Not long after the meeting at the Ugly Dog, Reynoso and the other planning group members knew it was time to involve more of the area’s stakeholders, like SDSU. So the group officially created an advisory board for the master plan update that included students, developers, planners, environmental groups, residents — anyone they felt should have a say in the direction of the plan.
They contacted SDSU urban planning faculty members and asked them to get involved and invited them to a meeting. Among those who attended was professor Bruce Appleyard, who not only committed to the master plan idea, he also offered to have one of his classes in spring 2019 take on the project to develop a CPU, using the visions for the area that the community had compiled at the Ugly Dog.

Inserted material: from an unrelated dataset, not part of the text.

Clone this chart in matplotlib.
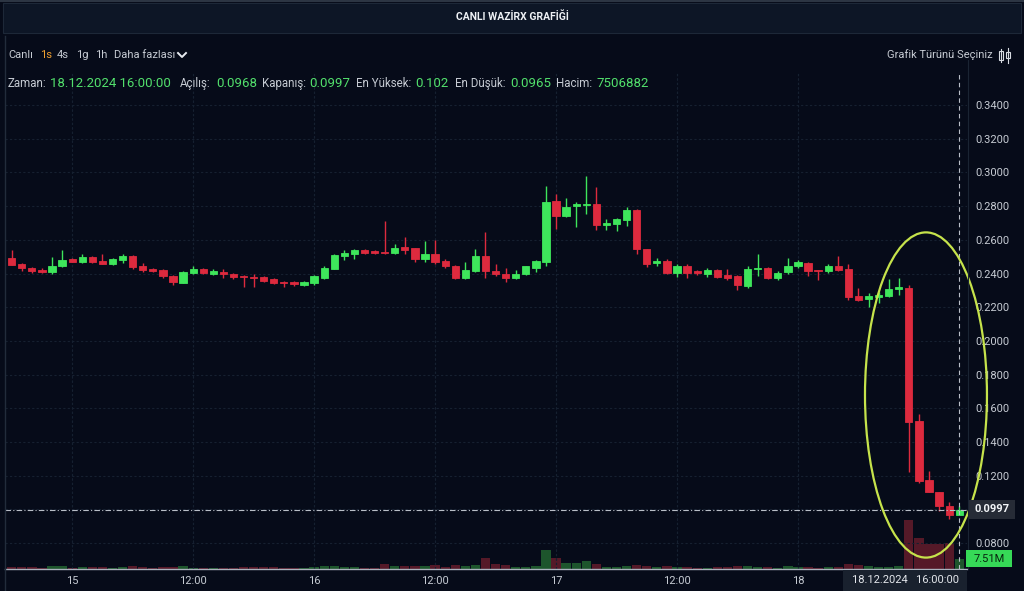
import matplotlib
matplotlib.use('Agg')
import matplotlib.pyplot as plt
import numpy as np
from matplotlib.patches import Ellipse, Rectangle
from matplotlib.lines import Line2D

plt.rcParams['font.family'] = ['Roboto', 'DejaVu Sans']

# ---------------- data (hourly candles, 14.12.2024 18:00 -> 18.12.2024 16:00) ----------------
opens = [0.2494, 0.2457, 0.2435, 0.2418, 0.2406, 0.2443, 0.2486, 0.2469, 0.2498, 0.2476,
         0.2455, 0.2478, 0.2506, 0.2443, 0.2429, 0.2420, 0.2386, 0.2345, 0.2404, 0.2429,
         0.2400, 0.2410, 0.2398, 0.2388, 0.2382, 0.2380, 0.2369, 0.2349, 0.2347, 0.2331,
         0.2345, 0.2376, 0.2429, 0.2504, 0.2514, 0.2541, 0.2531, 0.2529, 0.2524, 0.2555,
         0.2549, 0.2488, 0.2516, 0.2473, 0.2445, 0.2371, 0.2416, 0.2504, 0.2416, 0.2400,
         0.2371, 0.2396, 0.2435, 0.2469, 0.2831, 0.2743, 0.2800, 0.2808, 0.2812, 0.2690,
         0.2694, 0.2718, 0.2776, 0.2544, 0.2465, 0.2473, 0.2404, 0.2447, 0.2412, 0.2396,
         0.2418, 0.2394, 0.2386, 0.2325, 0.2424, 0.2435, 0.2376, 0.2406, 0.2443, 0.2465,
         0.2418, 0.2416, 0.2443, 0.2428, 0.2266, 0.2246, 0.2262, 0.2266, 0.2309, 0.2316,
         0.1526, 0.1175, 0.1105, 0.1020, 0.0968]
highs = [0.2541, 0.2461, 0.2441, 0.2431, 0.2498, 0.2541, 0.2494, 0.2514, 0.2502, 0.2514,
         0.2490, 0.2518, 0.2510, 0.2465, 0.2435, 0.2429, 0.2394, 0.2414, 0.2443, 0.2433,
         0.2424, 0.2427, 0.2402, 0.2390, 0.2400, 0.2388, 0.2373, 0.2357, 0.2357, 0.2355,
         0.2394, 0.2443, 0.2518, 0.2541, 0.2545, 0.2545, 0.2537, 0.2714, 0.2576, 0.2616,
         0.2553, 0.2592, 0.2600, 0.2486, 0.2449, 0.2469, 0.2547, 0.2645, 0.2455, 0.2433,
         0.2420, 0.2447, 0.2478, 0.2920, 0.2871, 0.2847, 0.2822, 0.2978, 0.2914, 0.2724,
         0.2729, 0.2792, 0.2784, 0.2548, 0.2494, 0.2484, 0.2457, 0.2459, 0.2420, 0.2430,
         0.2424, 0.2424, 0.2390, 0.2447, 0.2514, 0.2439, 0.2416, 0.2494, 0.2480, 0.2470,
         0.2420, 0.2455, 0.2502, 0.2459, 0.2311, 0.2286, 0.2288, 0.2365, 0.2374, 0.2332,
         0.1566, 0.1230, 0.1105, 0.1046, 0.1020]
lows = [0.2449, 0.2412, 0.2404, 0.2402, 0.2400, 0.2437, 0.2467, 0.2465, 0.2465, 0.2455,
        0.2451, 0.2465, 0.2424, 0.2408, 0.2408, 0.2376, 0.2331, 0.2341, 0.2396, 0.2400,
        0.2390, 0.2376, 0.2369, 0.2322, 0.2318, 0.2351, 0.2335, 0.2322, 0.2325, 0.2327,
        0.2331, 0.2369, 0.2424, 0.2482, 0.2488, 0.2518, 0.2518, 0.2516, 0.2514, 0.2514,
        0.2467, 0.2469, 0.2455, 0.2435, 0.2369, 0.2367, 0.2408, 0.2376, 0.2384, 0.2351,
        0.2365, 0.2392, 0.2408, 0.2443, 0.2665, 0.2733, 0.2678, 0.2753, 0.2659, 0.2659,
        0.2655, 0.2680, 0.2518, 0.2437, 0.2447, 0.2400, 0.2380, 0.2376, 0.2390, 0.2380,
        0.2376, 0.2360, 0.2301, 0.2313, 0.2388, 0.2370, 0.2364, 0.2400, 0.2435, 0.2386,
        0.2364, 0.2404, 0.2416, 0.2242, 0.2238, 0.2203, 0.2222, 0.2262, 0.2274, 0.1224,
        0.1158, 0.1101, 0.0992, 0.0941, 0.0965]
closes = [0.2453, 0.2431, 0.2412, 0.2406, 0.2443, 0.2482, 0.2471, 0.2498, 0.2469, 0.2459,
          0.2484, 0.2504, 0.2439, 0.2420, 0.2416, 0.2384, 0.2347, 0.2408, 0.2429, 0.2404,
          0.2414, 0.2396, 0.2382, 0.2380, 0.2375, 0.2357, 0.2341, 0.2341, 0.2337, 0.2351,
          0.2384, 0.2435, 0.2512, 0.2524, 0.2541, 0.2524, 0.2522, 0.2520, 0.2553, 0.2537,
          0.2488, 0.2516, 0.2471, 0.2443, 0.2373, 0.2420, 0.2504, 0.2414, 0.2400, 0.2376,
          0.2398, 0.2443, 0.2475, 0.2827, 0.2743, 0.2792, 0.2814, 0.2814, 0.2690, 0.2702,
          0.2722, 0.2776, 0.2547, 0.2459, 0.2475, 0.2404, 0.2447, 0.2404, 0.2402, 0.2418,
          0.2382, 0.2376, 0.2329, 0.2424, 0.2435, 0.2376, 0.2404, 0.2447, 0.2469, 0.2416,
          0.2414, 0.2443, 0.2420, 0.2258, 0.2242, 0.2266, 0.2270, 0.2307, 0.2321, 0.1517,
          0.1170, 0.1101, 0.1020, 0.0965, 0.0997]
volumes_m = [1.5, 1.6, 1.2, 0.9, 2.5, 2.0, 1.0, 1.2, 1.4, 1.8,
             1.0, 1.3, 2.2, 1.6, 0.8, 1.4, 1.8, 2.4, 1.1, 0.9,
             0.8, 1.0, 1.0, 1.6, 1.4, 1.2, 1.3, 0.7, 0.8, 0.9,
             1.6, 2.1, 2.6, 1.5, 1.3, 1.0, 0.9, 3.8, 1.9, 2.0,
             2.2, 2.6, 3.0, 1.5, 2.8, 2.4, 3.2, 8.2, 3.5, 3.0,
             1.6, 1.8, 2.2, 14.0, 8.0, 4.5, 4.2, 6.0, 3.8, 1.5,
             1.4, 2.0, 3.2, 2.5, 1.2, 2.0, 1.8, 1.6, 0.8, 1.0,
             1.3, 1.2, 2.0, 2.4, 1.6, 1.4, 1.0, 2.0, 1.4, 1.3,
             0.9, 1.2, 1.5, 3.5, 3.0, 2.2, 1.5, 1.8, 2.0, 37.0,
             23.0, 18.5, 19.0, 19.5, 7.51]
x_tick_idx = [6, 18, 30, 42, 54, 66, 78]
x_tick_labels = ['15', '12:00', '16', '12:00', '17', '12:00', '18']
y_ticks = [0.08, 0.10, 0.12, 0.14, 0.16, 0.18, 0.20, 0.22, 0.24, 0.26, 0.28, 0.30, 0.32, 0.34]
last_close = 0.0997
last_volume_label = '7.51M'
cross_label = '18.12.2024   16:00:00'

info = [('Zaman:', 'lab'), ('18.12.2024 16:00:00', 'val'), ('Açılış:', 'lab'), ('0.0968', 'val'),
        ('Kapanış:', 'lab'), ('0.0997', 'val'), ('En Yüksek:', 'lab'), ('0.102', 'val'),
        ('En Düşük:', 'lab'), ('0.0965', 'val'), ('Hacim:', 'lab'), ('7506882', 'val')]
info_x = [8, 50, 180, 216, 262, 309, 356, 415, 455, 510, 556, 596]

# ---------------- styling ----------------
W, H = 1024, 591
BG = '#060b19'
GREEN = '#3ee65b'
RED = '#dd2a3e'
VGREEN = '#1f5a2e'
VRED = '#5a1a29'
GRID = '#162030'
TXT = '#c6cbd3'

fig = plt.figure(figsize=(W / 100, H / 100), dpi=100, facecolor=BG)

def fx(px):
    return px / W

def fy(py):
    return 1 - py / H

# frame / title band
fig.add_artist(Rectangle((fx(3), fy(33)), fx(1018), 30 / H, transform=fig.transFigure,
                         facecolor='#0d1626', edgecolor='#1d2838', lw=0.8))
fig.add_artist(Line2D([0, 1], [fy(1), fy(1)], transform=fig.transFigure, color='#2c3543', lw=1.5))
fig.add_artist(Line2D([fx(4.5), fx(4.5)], [fy(36), 0], transform=fig.transFigure, color='#222c3b', lw=1))
fig.text(0.5, fy(17), 'CANLI WAZİRX GRAFİĞİ', ha='center', va='center', color='#eef1f5',
         fontsize=7.5, fontweight='bold')

# axes
top_px, bot_px, left_px, right_px = 72, 569, 5, 967
pos = [fx(left_px), fy(bot_px), (right_px - left_px) / W, (bot_px - top_px) / H]
axv = fig.add_axes(pos)
ax = fig.add_axes(pos, sharex=axv)
ax.set_facecolor('none')
axv.set_facecolor(BG)

n = len(opens)
x = np.arange(n)
o = np.array(opens); h = np.array(highs); l = np.array(lows); c = np.array(closes)
up = c >= o
cols = np.where(up, GREEN, RED)

# price scale: 0.34 at y=105px, 33.7 px per 0.02
ppx = 0.02 / 33.7
ax.set_ylim(0.34 - (bot_px - 105) * ppx, 0.34 + (105 - top_px) * ppx)
ax.set_xlim(-0.665, 94.77)

# volume
vol = np.array(volumes_m) * 1e6
axv.set_ylim(0, (bot_px - top_px) * 0.751e6)
axv.bar(x, vol, width=0.92, color=np.where(up, VGREEN, VRED), alpha=0.95, zorder=1)
axv.set_yticks([])
for s in axv.spines.values():
    s.set_visible(False)
axv.tick_params(axis='x', length=0, labelbottom=False)

# candles
ax.vlines(x, l, h, colors=cols, lw=1.0, zorder=3)
ax.bar(x, np.abs(c - o), bottom=np.minimum(o, c), width=0.72, color=cols,
       edgecolor=cols, lw=0.6, zorder=4)

# grid & ticks
ax.set_yticks(y_ticks)
ax.set_yticklabels([f'{v:.4f}' for v in y_ticks])
ax.yaxis.tick_right()
ax.tick_params(axis='y', length=0, pad=6, labelsize=8, labelcolor=TXT)
ax.set_xticks(x_tick_idx)
ax.set_xticklabels(x_tick_labels)
ax.tick_params(axis='x', length=0, pad=5, labelsize=8, labelcolor=TXT)
ax.grid(True, color=GRID, lw=0.8, ls=(0, (2, 2)))
ax.set_axisbelow(True)
axv.set_xticks(x_tick_idx)
axv.grid(True, axis='x', color=GRID, lw=0.8, ls=(0, (2, 2)))
for k, s in ax.spines.items():
    s.set_visible(False)
ax.spines['bottom'].set_visible(True)
ax.spines['bottom'].set_color('#aab2bd')
ax.spines['bottom'].set_linewidth(1.0)
fig.add_artist(Line2D([fx(967.5), fx(967.5)], [fy(bot_px), fy(60)], transform=fig.transFigure,
                      color='#1a2433', lw=0.8))

# crosshair
ax.axhline(last_close, color='#b9bec7', lw=0.8, ls=(0, (5, 2, 1, 2)), zorder=5)
ax.axvline(x[-1], color='#b9bec7', lw=0.8, ls=(0, (4, 3)), zorder=5)

# highlight ellipse
ell = Ellipse((90.7, 0.1679), width=12.1, height=0.193, fill=False, edgecolor='#c6e34b',
              lw=1.6, zorder=6, clip_on=False)
ax.add_patch(ell)

# price / volume / time labels
fig.add_artist(Rectangle((fx(969), fy(519)), 46 / W, 19 / H, transform=fig.transFigure,
                         facecolor='#262b36', edgecolor='none', zorder=10))
fig.text(fx(992), fy(509.5), f'{last_close:.4f}', ha='center', va='center', color='#f2f4f7',
         fontsize=8, fontweight='bold', zorder=11)
fig.add_artist(Rectangle((fx(966), fy(567)), 46 / W, 17 / H, transform=fig.transFigure,
                         facecolor='#36d957', edgecolor='none', zorder=10))
fig.text(fx(989), fy(558.5), last_volume_label, ha='center', va='center', color='#07240e',
         fontsize=8, zorder=11)
fig.add_artist(Rectangle((fx(843), 0), 124 / W, 21 / H, transform=fig.transFigure,
                         facecolor='#19212e', edgecolor='none', zorder=10))
fig.text(fx(905), fy(580), cross_label, ha='center', va='center', color='#e4e7ec',
         fontsize=8, zorder=11)

# toolbar
tb_y = fy(55)
fig.text(fx(8), tb_y, 'Canlı', ha='left', va='center', color=TXT, fontsize=8)
fig.text(fx(40), tb_y, '1s', ha='left', va='center', color='#f0a030', fontsize=8)
fig.text(fx(57), tb_y, '4s', ha='left', va='center', color=TXT, fontsize=8)
fig.text(fx(76), tb_y, '1g', ha='left', va='center', color=TXT, fontsize=8)
fig.text(fx(95), tb_y, '1h', ha='left', va='center', color=TXT, fontsize=8)
fig.text(fx(114), tb_y, 'Daha fazlası', ha='left', va='center', color=TXT, fontsize=8)
fig.add_artist(Line2D([fx(178), fx(182), fx(186)], [fy(53), fy(57), fy(53)], transform=fig.transFigure,
                      color='#e8ebf0', lw=1.4))
fig.text(fx(993), tb_y, 'Grafik Türünü Seçiniz', ha='right', va='center', color=TXT, fontsize=8)
# candle icon
for cx, y0, y1, w0, w1 in [(1001, 49, 62, 51, 60), (1008, 48, 63, 52, 58)]:
    fig.add_artist(Line2D([fx(cx), fx(cx)], [fy(y0), fy(y1)], transform=fig.transFigure, color='#d8dce2', lw=0.8))
    fig.add_artist(Rectangle((fx(cx - 2), fy(w1)), 4 / W, (w1 - w0) / H, transform=fig.transFigure,
                             facecolor='none', edgecolor='#d8dce2', lw=0.8))

# info line
for (txt, kind), px in zip(info, info_x):
    if kind == 'lab':
        fig.text(fx(px), fy(83.5), txt, ha='left', va='center', color=TXT, fontsize=8.3)
    else:
        fig.text(fx(px), fy(83.5), txt, ha='left', va='center', color='#52e06c', fontsize=9.5)

fig.savefig('out.png', dpi=100, facecolor=BG)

Appleyard’s students were broken up into different teams to tackle housing, mobility, existing conditions and other parts of the plan. To get updates from the class, the College Area Community Council (CACC) hired two interns — Daniel Shirazi and Richard Xie, who are still part of the project’s Steering Committee today.
Ready to go
Hiring interns and developing a master plan — even one in its infancy — costs money. To get things going, CACC funded $5,000 to develop the plan.
For other needed funds, the Steering Committee members approached the usual channels. They met with Mike Hansen, head of the city’s Planning Department and presented their vision. As it turns out, Reynoso said, the Planning Department had already applied for and received a $700,000 SANDAG grant for a smart growth plan for College Area that “almost identically mirrored” the objectives and visions the residents suggested for the developing plan.
In the latest budget, City Council President Georgette Gomez requested $1 million for developing the College Area CPU and got it, bringing the funding for a new plan to $1.7 million.
The city’s goal was to have its Planning Department take over working on the plan by end of summer or fall of this year, which is perfect timing because the draft plan created by the CACC Steering Committee is almost ready for review.
Reynoso said that a typical CPU process takes the city about three years to complete.
“We’re looking to reduce that. We are optimistic that it can be done in 18 months,” he added. “The current conditions report, most of it is done already, outreach has been done, ideas gathered already, the data is already there, it may need to be fine-tuned, but we’ve probably saved the city about a year.”
Community members will get to see what is in the draft plan when it is presented for a vote of approval by the College Area Planning Board at its Nov. 13 meeting. The plan will then be sent to the city for review, as well as review by the public.
“We’re trying to make this as transparent as possible,” Reynoso said. “All the comments that we got at that visions session at Ugly Dog are up at our website. All the minutes from the Steering Committee meetings are there. I go to every community meeting to keep them updated on what’s going on and get more people involved.”